The very first page of the novel has Jonathan Harker fondly recalling his dinner of paprika hendl, or chicken paprikash, known to every citizen of the state of Wisconsin. He even makes a note to “get recipe for Mina.”

CalMeacham @76:. Not to mention Renfield’s (Dwight Frye’s) lovely emergence from the hold in the 1931 movie version. A high point in an otherwise disappointing movie.

I always figured “Vampires can’t cross running water” to mean rivers, streams, brooks, or particularly agitated street puddles. Is the ocean considered “running water?”

It’s been suggested Frankenstein is the first work of Science Fiction.

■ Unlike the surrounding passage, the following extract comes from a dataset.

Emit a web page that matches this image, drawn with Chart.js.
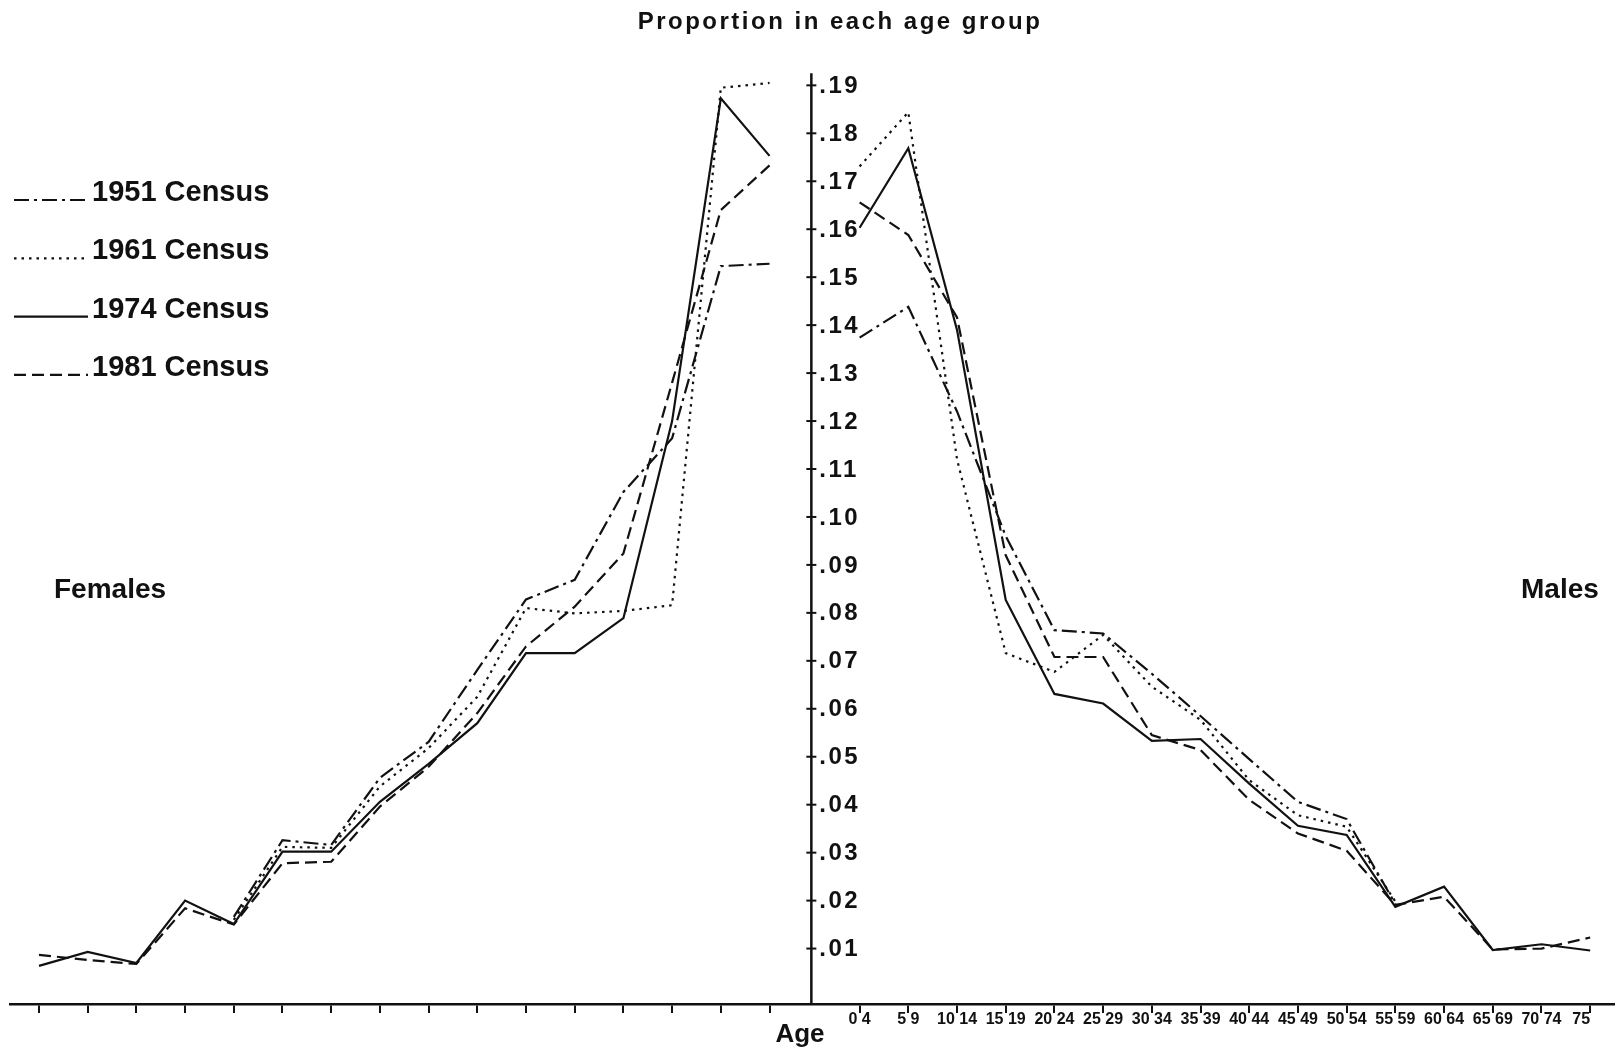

Cites: Wikipedia entry; In Our Time: Frankenstein,

Dracula II: Ascension used this trope. It was not as useful as the humans hoped it would be.

It all depends where you draw the line between SF and fantasy, and how you define them.

Isaac Asimov and Carl Sagan both consider Johannes Kepler’s Somnium (1634) to be the first work of science fiction.

See the History of Science Fiction wiki.

Leonard Wolf and Leslie Klinger both included recipes in their annotations. It is, indeed, a “very thirsty dish.”

Makes sense, but going after Lucy was not a good idea if this was his plan.

London makes sense given other comments that Stoker is writing what he knows (London) and it bringing the horror home to his readers. But yeah, Paris or Berlin would be better as he’s still on the continent. If shit hits the fan he could flee all the way to Siberia on his own if needed.

Does The Spaniards play on this little bit of fame at all? That’s a neat bit of history.

You’ve got to remember that gas-lit Victorian London, which seems almost Gothically quaint to us today, was contemporarily seen as the epitome of a brave new world of science, reason and progress. Steam engines! Dynamos! Electric arc lights! Telegraphs! For some medieval horror like Dracula to appear there was as jarring as if the first colony on Mars were to be afflicted by witchcraft. Van Helsing even makes a speech rationalizing Dracula’s apparent supernatural nature as perhaps something that science just hadn’t caught up with yet.

For a take on Dracula moves to London and isn’t thwarted, there’s Kim Newmans Anno Dracula.

Transylvania was part of the Austro-Hungarian empire, which was facing chronic threats from ethnic national independence movements. The Hapsburgs had been on a downhill spiral, arguably since the Thirty Years War, and certainly since the Napoleonic wars. London, on the other hand, was the capital of an empire that ruled a quarter of the globe, and was still growing. As a military conqueror, or as a vampiric predator, London was where the action was.

I think he chose the sea route in order to avoid having his coffins opened by customs inspectors at every border crossing. He knew who to bribe in the Balkan countries, and the convenient storm and shipwreck enabled him to sidestep the British customs agents.

Actually the real story is that Chas Chandler the bassist in the animals saw him in new york and thought he would be a ginchy pop star and paid his whole way. It didn’t work out but he kept at it.

Ziggy Stardust stole his entire schtick from Dracula.

I can’t believe no one’s used the words (although they’ve used the concept): Fresh blood!

I found Stoker’s novel surprisingly more readable than I expected. I’ve read a lot worse 19th c. novels. Anyone read Pamela???

Oops, just googled – Pamela is actually 18th c.